Autobiografía
Siento orgullo por tener en mi casa-museo más de doscientas cincuenta obras de arte, más de dos mil libros y discos de música clásica, instrumental y sinfónica y buenos videos de ballet y de óperas, las más conocidas.
Ese orgullito se debe a que mi infancia transcurrió en una pobreza digna, pero pobreza al fin. No había un libro (salvo los de texto), ni un cuadro, ni un disco.
Vivíamos del almacén y del comercio de animales que compraba y revendía mi padre. Hasta que adquirió los derechos de un puesto en la feria de Guaymallén, a pocas cuadras de casa, y de los 12 a los 20 años trabajé con él.
Gané dinero con la venta de frutas y verduras. Empecé a vestirme bien y estudié en la nocturna de la Escuela de Comercio.
La primaria la hice en el colegio San Luis Gonzaga. Nunca supe cómo hicieron para pagar la cuota y el trajecito azul marino obligatorio para la misa del domingo, fiestas de guardar y desfiles.

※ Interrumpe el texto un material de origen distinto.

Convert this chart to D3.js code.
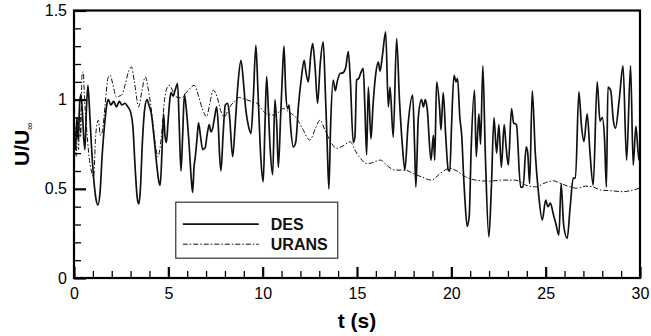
<!DOCTYPE html>
<html>
<head>
<meta charset="utf-8">
<script src="https://cdn.jsdelivr.net/npm/d3@7"></script>
<style>
  html, body { margin: 0; padding: 0; background: #fff; }
  svg { display: block; font-family: "Liberation Sans", Arial, Helvetica, sans-serif; }
</style>
</head>
<body>
<svg id="chart" width="651" height="336"></svg>
<script>
// Velocity ratio time series: DES and URANS
const desT = [0.00,0.08,0.15,0.22,0.30,0.37,0.45,0.52,0.58,0.66,0.74,0.82,0.92,1.05,1.17,1.27,1.38,1.50,1.62,1.75,1.82,1.95,2.10,2.25,2.40,2.55,2.70,2.85,3.00,3.12,3.24,3.35,3.43,3.52,3.62,3.75,3.87,3.97,4.10,4.25,4.40,4.50,4.57,4.66,4.75,4.82,4.90,4.98,5.08,5.14,5.25,5.35,5.49,5.58,5.67,5.76,5.85,5.95,6.10,6.22,6.29,6.36,6.43,6.52,6.60,6.70,6.82,6.95,7.05,7.17,7.25,7.35,7.45,7.56,7.65,7.72,7.79,7.90,8.02,8.15,8.25,8.41,8.55,8.70,8.85,8.98,9.10,9.25,9.38,9.50,9.64,9.75,9.86,9.95,10.03,10.12,10.21,10.30,10.40,10.53,10.65,10.75,10.83,10.95,11.05,11.13,11.22,11.32,11.40,11.48,11.62,11.75,11.90,12.05,12.20,12.30,12.42,12.55,12.65,12.78,12.91,13.05,13.21,13.32,13.42,13.51,13.60,13.74,13.85,13.95,14.10,14.25,14.40,14.54,14.65,14.80,14.89,14.98,15.10,15.20,15.33,15.42,15.51,15.60,15.74,15.85,16.00,16.13,16.22,16.35,16.52,16.66,16.75,16.92,17.10,17.25,17.40,17.54,17.70,17.95,18.05,18.12,18.25,18.42,18.52,18.62,18.72,18.92,19.05,19.12,19.22,19.38,19.45,19.57,19.70,19.84,19.92,20.01,20.14,20.25,20.33,20.45,20.55,20.66,20.72,20.84,20.95,21.05,21.23,21.32,21.46,21.55,21.67,21.80,21.99,22.12,22.26,22.40,22.52,22.65,22.80,22.90,23.02,23.19,23.30,23.45,23.67,23.80,23.97,24.05,24.15,24.29,24.45,24.64,24.82,25.00,25.12,25.25,25.40,25.55,25.70,25.82,25.95,26.14,26.30,26.46,26.58,26.76,26.90,27.03,27.20,27.35,27.52,27.73,27.88,28.00,28.12,28.22,28.30,28.45,28.58,28.70,28.90,29.10,29.29,29.50,29.64,29.78,29.95,30.00];
const desU = [0.80,0.72,0.90,0.78,0.98,1.03,0.92,0.78,0.72,0.95,1.08,0.95,0.75,0.55,0.44,0.41,0.48,0.70,0.86,0.98,1.00,0.97,0.99,0.96,0.99,0.97,0.98,0.96,0.93,0.85,0.62,0.45,0.415,0.50,0.75,0.95,1.00,0.97,0.92,0.78,0.62,0.54,0.52,0.70,0.92,0.80,0.76,0.87,1.00,1.04,1.02,1.05,1.09,0.85,0.60,0.80,1.03,0.95,0.75,0.55,0.48,0.62,0.68,0.78,0.87,0.80,0.72,0.73,0.80,0.86,0.82,0.84,0.90,0.96,0.85,0.68,0.60,0.80,0.97,0.98,0.90,0.68,0.87,1.10,1.22,1.10,0.95,0.85,0.81,1.00,1.305,1.05,0.76,0.60,0.54,0.85,1.13,0.95,0.72,0.58,1.00,0.85,0.62,0.90,1.15,1.30,1.05,0.95,0.97,0.85,0.735,0.76,0.97,1.12,1.22,1.15,1.10,1.25,1.315,1.18,0.98,1.20,1.324,1.05,0.75,0.50,0.85,1.11,1.05,1.10,1.147,1.15,1.18,1.27,1.10,0.76,0.79,1.11,1.12,1.15,1.175,0.95,0.69,1.07,0.78,0.97,1.15,1.21,1.16,1.25,1.38,0.96,1.07,0.79,1.343,1.00,0.75,0.605,0.85,1.025,0.75,0.51,0.90,1.00,0.96,1.00,0.95,0.66,0.80,0.66,1.10,0.95,0.83,1.04,0.80,0.605,0.60,0.85,1.137,1.10,1.12,0.90,0.80,0.55,0.44,0.29,0.35,0.72,1.053,0.68,0.92,0.75,1.19,0.70,0.23,0.50,0.90,0.70,0.86,0.62,0.86,0.74,0.633,0.95,0.87,0.86,0.51,0.51,0.735,0.70,0.53,1.05,0.70,0.455,0.325,0.437,0.40,0.42,0.36,0.30,0.24,0.53,0.30,0.222,0.40,0.56,0.56,1.044,0.85,0.765,0.92,0.70,0.52,1.10,0.88,0.90,0.78,0.51,1.07,1.05,0.89,0.84,1.00,1.19,0.66,1.19,0.633,0.85,0.66,0.70];

const uransT = [0.00,0.06,0.12,0.18,0.24,0.30,0.36,0.42,0.49,0.56,0.66,0.80,0.92,1.04,1.15,1.29,1.40,1.50,1.65,1.80,1.92,2.05,2.24,2.40,2.55,2.70,2.90,3.04,3.20,3.43,3.60,3.78,3.95,4.15,4.30,4.45,4.62,4.80,4.95,5.05,5.40,5.70,5.95,6.38,6.60,6.80,7.03,7.20,7.38,7.60,7.80,7.97,8.20,8.50,8.76,9.00,9.40,9.70,10.00,10.21,10.65,11.09,11.40,11.80,12.10,12.50,12.80,13.04,13.30,13.65,13.92,14.25,14.63,14.98,15.20,15.45,15.69,16.00,16.25,16.60,17.00,17.54,18.00,18.42,18.95,19.40,19.90,20.30,20.75,21.29,21.99,22.70,23.40,23.94,24.47,25.00,25.40,25.90,26.32,26.64,27.10,27.50,27.91,28.40,29.10,29.50,29.95,30.00];
const uransU = [0.70,0.85,0.68,0.90,0.72,0.95,0.80,1.13,1.156,1.00,0.85,0.68,0.60,0.567,0.80,0.885,0.80,0.82,0.97,1.12,1.137,1.09,1.016,1.02,1.03,1.08,1.16,1.184,1.10,0.96,1.05,1.128,1.05,0.90,0.76,0.68,0.78,1.00,1.07,1.08,1.016,1.01,1.04,1.08,1.02,0.95,0.905,0.98,1.053,1.01,0.93,0.904,0.95,0.99,1.012,1.005,0.99,0.98,0.94,0.92,0.913,0.95,0.93,0.895,0.84,0.773,0.84,0.885,0.83,0.755,0.727,0.74,0.764,0.70,0.67,0.643,0.643,0.655,0.661,0.63,0.605,0.605,0.585,0.567,0.549,0.585,0.615,0.60,0.567,0.549,0.543,0.549,0.549,0.521,0.511,0.535,0.545,0.525,0.511,0.503,0.515,0.511,0.493,0.49,0.484,0.49,0.503,0.505];

const xMajorTicks = [0, 5, 10, 15, 20, 25, 30];
const xMinorTicks = d3.range(0, 31, 1).filter(v => v % 5 !== 0);
const yMajorTicks = [0, 0.5, 1, 1.5];
const yMinorTicks = d3.range(0, 16, 1).map(v => v / 10).filter(v => Math.round(v * 10) % 5 !== 0);
const seriesNames = ["DES", "URANS"];

const margin = { left: 74, right: 11, top: 10.5, bottom: 58 };
const W = 651, H = 336;
const innerW = W - margin.left - margin.right;
const innerH = H - margin.top - margin.bottom;

const svg = d3.select("#chart");
const g = svg.append("g").attr("transform", `translate(${margin.left},${margin.top})`);

const x = d3.scaleLinear().domain([0, 30]).range([0, innerW]);
const y = d3.scaleLinear().domain([0, 1.5]).range([innerH, 0]);

// series lines
const line = d3.line().x(d => x(d[0])).y(d => y(d[1])).curve(d3.curveMonotoneX);
const desData = desT.map((t, i) => [t, desU[i]]);
const uransData = uransT.map((t, i) => [t, uransU[i]]);

g.append("path").datum(uransData)
  .attr("d", line).attr("fill", "none")
  .attr("stroke", "#111").attr("stroke-width", 1)
  .attr("stroke-dasharray", "5,2,1.5,2");

g.append("path").datum(desData)
  .attr("d", line).attr("fill", "none")
  .attr("stroke", "#111").attr("stroke-width", 1.7)
  .attr("stroke-linejoin", "round");

// axes with inward ticks
const tickFont = 16;
const xAxisMajor = d3.axisBottom(x).tickValues(xMajorTicks).tickSize(-11).tickPadding(10).tickFormat(d3.format("d"));
const xAxisMinor = d3.axisBottom(x).tickValues(xMinorTicks).tickSize(-7).tickFormat("");
const yAxisMajor = d3.axisLeft(y).tickValues(yMajorTicks).tickSize(-12).tickPadding(7).tickFormat(d => d === 0 || d === 1 ? d3.format("d")(d) : d3.format(".1f")(d));
const yAxisMinor = d3.axisLeft(y).tickValues(yMinorTicks).tickSize(-7).tickFormat("");

function styleAxis(sel, w) {
  sel.select(".domain").remove();
  sel.selectAll(".tick line").attr("stroke", "#000").attr("stroke-width", w);
  sel.selectAll(".tick text").attr("fill", "#000").style("font-size", tickFont + "px")
    .style("font-family", '"Liberation Sans", Arial, sans-serif');
}

g.append("g").attr("transform", `translate(0,${innerH})`).call(xAxisMinor).call(s => styleAxis(s, 1.3));
g.append("g").attr("transform", `translate(0,${innerH})`).call(xAxisMajor).call(s => styleAxis(s, 2.2));
g.append("g").call(yAxisMinor).call(s => styleAxis(s, 1.3));
g.append("g").call(yAxisMajor).call(s => styleAxis(s, 2.2));

// frame
g.append("rect").attr("x", 0).attr("y", 0).attr("width", innerW).attr("height", innerH)
  .attr("fill", "none").attr("stroke", "#000").attr("stroke-width", 2.2);

// legend
const leg = g.append("g").attr("transform", `translate(${x(5.5) - 2},${y(0.425)})`);
leg.append("rect").attr("x", 0).attr("y", 0).attr("width", 162).attr("height", 56)
  .attr("fill", "#fff").attr("stroke", "#333").attr("stroke-width", 1.2);
const legRows = [
  { name: seriesNames[0], dash: null, w: 1.7, yy: 22 },
  { name: seriesNames[1], dash: "5,2,1.5,2", w: 1, yy: 42 }
];
legRows.forEach(r => {
  leg.append("line").attr("x1", 7).attr("x2", 83).attr("y1", r.yy).attr("y2", r.yy)
    .attr("stroke", "#111").attr("stroke-width", r.w)
    .attr("stroke-dasharray", r.dash);
  leg.append("text").attr("x", 95).attr("y", r.yy + 6).text(r.name)
    .style("font-size", "16px").style("font-weight", "bold").attr("fill", "#111");
});

// axis titles
svg.append("text").attr("x", margin.left + x(15)).attr("y", 328)
  .attr("text-anchor", "middle").style("font-size", "21px").style("font-weight", "bold")
  .text("t (s)");

const yt = svg.append("text")
  .attr("transform", `translate(29,${margin.top + y(0.75)}) rotate(-90)`)
  .attr("text-anchor", "middle").style("font-size", "21px").style("font-weight", "bold");
yt.append("tspan").text("U/U");
yt.append("tspan").attr("dy", 4).style("font-size", "10px").style("font-weight", "normal").text("∞");
</script>
</body>
</html>
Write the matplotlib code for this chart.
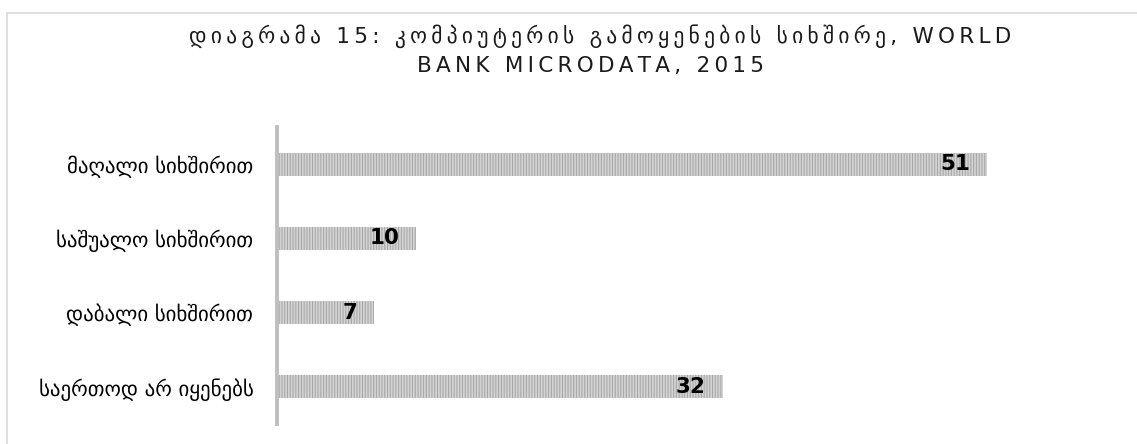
import matplotlib.pyplot as plt
from matplotlib.patches import Rectangle

plt.rcParams['font.family'] = ['DejaVu Sans']
plt.rcParams['hatch.linewidth'] = 0.75

categories = ["მაღალი სიხშირით", "საშუალო სიხშირით", "დაბალი სიხშირით", "საერთოდ არ იყენებს"]
values = [51, 10, 7, 32]
title_line1 = "დიაგრამა 15: კომპიუტერის გამოყენების სიხშირე, WORLD"
title_line2 = "BANK MICRODATA, 2015"


def spaced(s):
    # imitate the letter spacing of the original title
    return "\u2009".join(s)


fig = plt.figure(figsize=(11.37, 4.44), dpi=100)
ax = fig.add_axes([0.2436, 0.045, 0.735, 0.669])

ypos = list(range(len(categories)))
bars = ax.barh(ypos, values, height=0.31, color="#d4d4d4", edgecolor="#a6a6a6",
               linewidth=0, hatch="||||||")

for b, v in zip(bars, values):
    ax.text(b.get_width() - 1.2, b.get_y() + b.get_height() / 2, str(v),
            ha="right", va="center", fontsize=15.5, fontweight="bold", color="black")

ax.set_yticks(ypos)
ax.set_yticklabels(categories, fontsize=15, color="#000000")
ax.tick_params(axis="y", length=0, pad=17)
ax.set_xticks([])
ax.set_xlim(0, 60)
ax.set_ylim(3.5, -0.5)

for s in ["top", "right", "bottom"]:
    ax.spines[s].set_visible(False)
ax.spines["left"].set_color("#bfbfbf")
ax.spines["left"].set_linewidth(2.8)

fig.text(0.528, 0.918, spaced(title_line1), ha="center", va="center", fontsize=15.5, color="#1a1a1a")
fig.text(0.519, 0.851, spaced(title_line2), ha="center", va="center", fontsize=15.5, color="#1a1a1a")

fig.patches.append(Rectangle((7 / 1137, -0.1), 1.2, (444 - 13) / 444 + 0.1, fill=False,
                             edgecolor="#d9d9d9", linewidth=1.2, transform=fig.transFigure))

fig.savefig("out.png", dpi=100)
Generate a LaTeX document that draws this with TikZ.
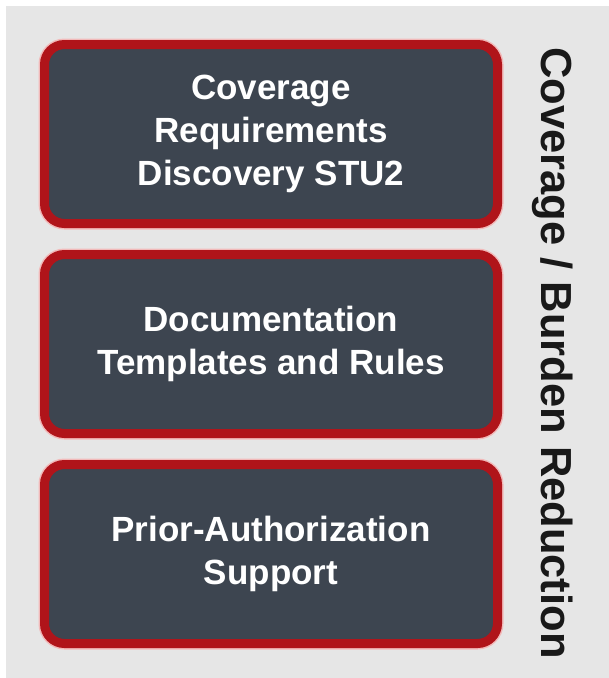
\documentclass[tikz,border=0pt]{standalone}
\usepackage{fontspec}
\setmainfont{Liberation Sans}
\usetikzlibrary{positioning}

\definecolor{panelgray}{HTML}{E6E6E6}
\definecolor{slate}{HTML}{3D4550}
\definecolor{boxred}{HTML}{B0141A}
\definecolor{halopink}{HTML}{F2B9B9}

\begin{document}
\begin{tikzpicture}
[x=1pt,y=-1pt,
blockbox/.style={
draw=boxred, line width=9pt, fill=slate,
preaction={draw=halopink, line width=12pt},
rounded corners=20pt,
minimum width=453pt, minimum height=179pt,
text=white, align=center,
font=\fontsize{35}{43}\selectfont\bfseries},
sidelabel/.style={
rotate=-90, anchor=base west, inner sep=0pt,
text=black!90, font=\fontsize{43.5}{50}\selectfont\bfseries}]
  \useasboundingbox (0,0) rectangle (609,678);
  \fill [white] (0,0) rectangle (609,678);
  \fill [panelgray] (6,6) rectangle (609,678);
  \node [blockbox] (crd) at (271,134) {Coverage\\Requirements\\Discovery STU2};
  \node [blockbox] (dtr) at (271,344) {Documentation\\Templates and Rules};
  \node [blockbox] (pas) at (271,554) {Prior-Authorization\\Support};
  \node [sidelabel] (burden) at (541,47) {Coverage / Burden Reduction};
\end{tikzpicture}
\end{document}
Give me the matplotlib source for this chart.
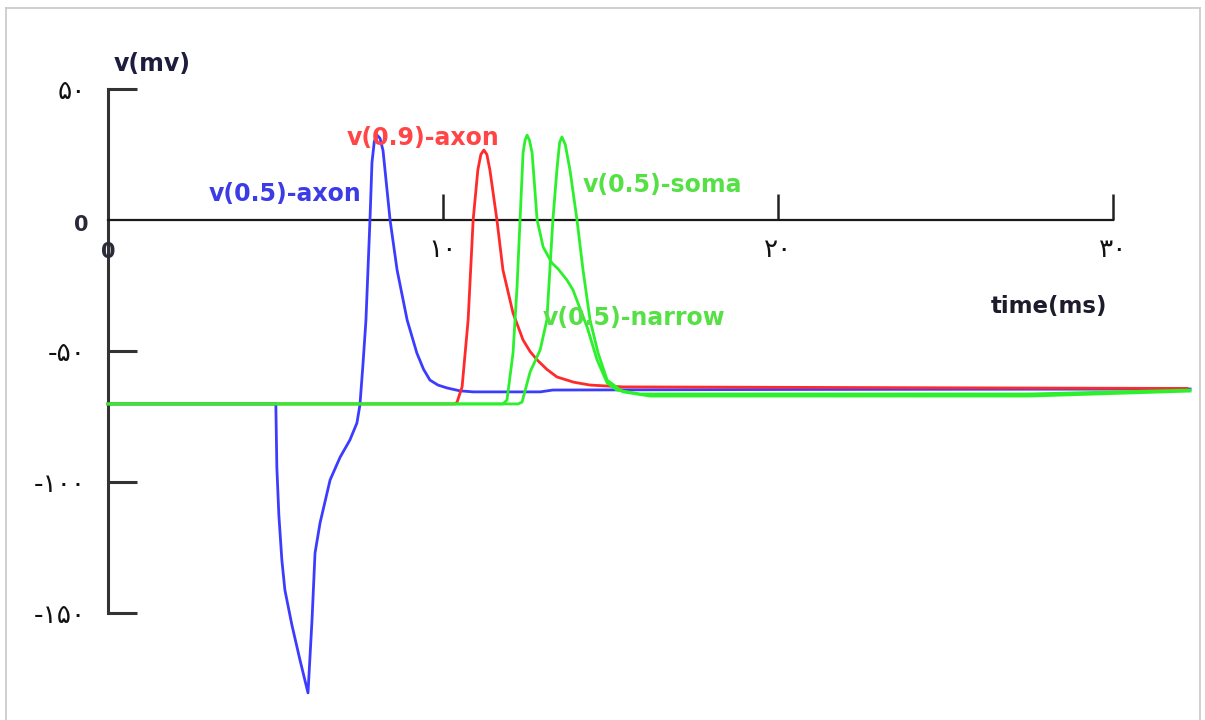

Aún recuerdo mi pantaloncito zurcido, que tapaba con el guardapolvo.
Nunca sufrí bulling. Sí, marginación. Por ser hijo ilegítimo o natural, como se le decía entonces. No puedo olvidar a doña Felisa. Estaba de novio con Teresita, su hija, y ella se encargaba de recordar mi falencia. Me decía: "Tu padre no les dio el apellido porque no quiso".
No creo en el Dios que inventaron los hombres. No concebimos el huevo sin la preexistencia de la gallina. El universo es palpable, no pudo hacerse a sí mismo y le inventamos un creador. Hasta aquí, todo bien. Sucede que -afirman- se puso a dictar la Biblia y el Corán, etc. y resultó ser humano, demasiado humano. Por otra parte, un Dios que se precie de tal, no necesita de rezos ni glorificaciones.
Tampoco creo en el cielo ni en el infierno. Pero sostengo que debería existir infierno para personas como doña Felisa. Me hacía sufrir y me rebajaba delante de Teresita. Jamás admitiría un yerno que sea hijo natural.
Mi infancia fue el goce imponderable del niño malcriado y la angustia de la guerra fría. Con seis hermanas mayores, disfrutaba de ser varón y tener algo así como siete madres. Mi hermano menor, en la adolescencia, ponía humor. Decía que madre hay una sola porque dos no se aguantan.
Frente a casa había un cañaveral inmenso, con patos, gallinas y conejos. Mis amiguitos de allí, a diferencia de mi casa, vivían en una promiscuidad que me sirvió para desalentar prejuicios y considerar al sexo como el verdadero tesoro que la vida nos regala.
Por enterado y curioso irremediable, pegado a la radio y partidario de la Unión Soviética, sufría los avatares de la publicidad de la guerra fría. Ya en la secundaria, mi gran amigo Joaquín Beorlegui me llevó al PC y tuve acceso a las revistas Tribuna del pensamiento izquierdista y Unión Soviética.
Hasta los quince, fue católico practicante. Previo a mi contacto con el PC, quise leer a Nietzsche. Fui a pedirle permiso al arzobispo. Me recibió porque fui alumno de San Luis Gonzaga y me dijo que de ninguna manera. Pasé por una librería y compré Así hablaba Zaratustra. Me dio vuelta la cabeza.
Cuando estaba en cuarto grado, pusieron de director al cura Fernández, que escuchaba música clásica y una vez la conectó al parlante del patio en el recreo. Me pegué a la pared y mis compañeros me tironeaban para seguir jugando. Estaba como hipnotizado.
Yo era el solista del coro, y los cantos religiosos fueron como una preparación. El Tamtum Ergo y el Panis Angelicus, en latín, eran los que más me gustaban.
Después de escuchar en el patio, busqué como loco esa música, hasta que di con el Concierto del Mediodía de Radio Nacional.
En la década del '50 estaba el furor por los boleros, cuyas letras aún me sé de memoria. Los tangos escaseaban, pero también aprendí sus letras. Y me siguen emocionando.
Cómo pasé de verdulero a periodista merece cierto detenimiento, pero me aburre hablar de mí. Creo que mis ficciones lo hacen mejor.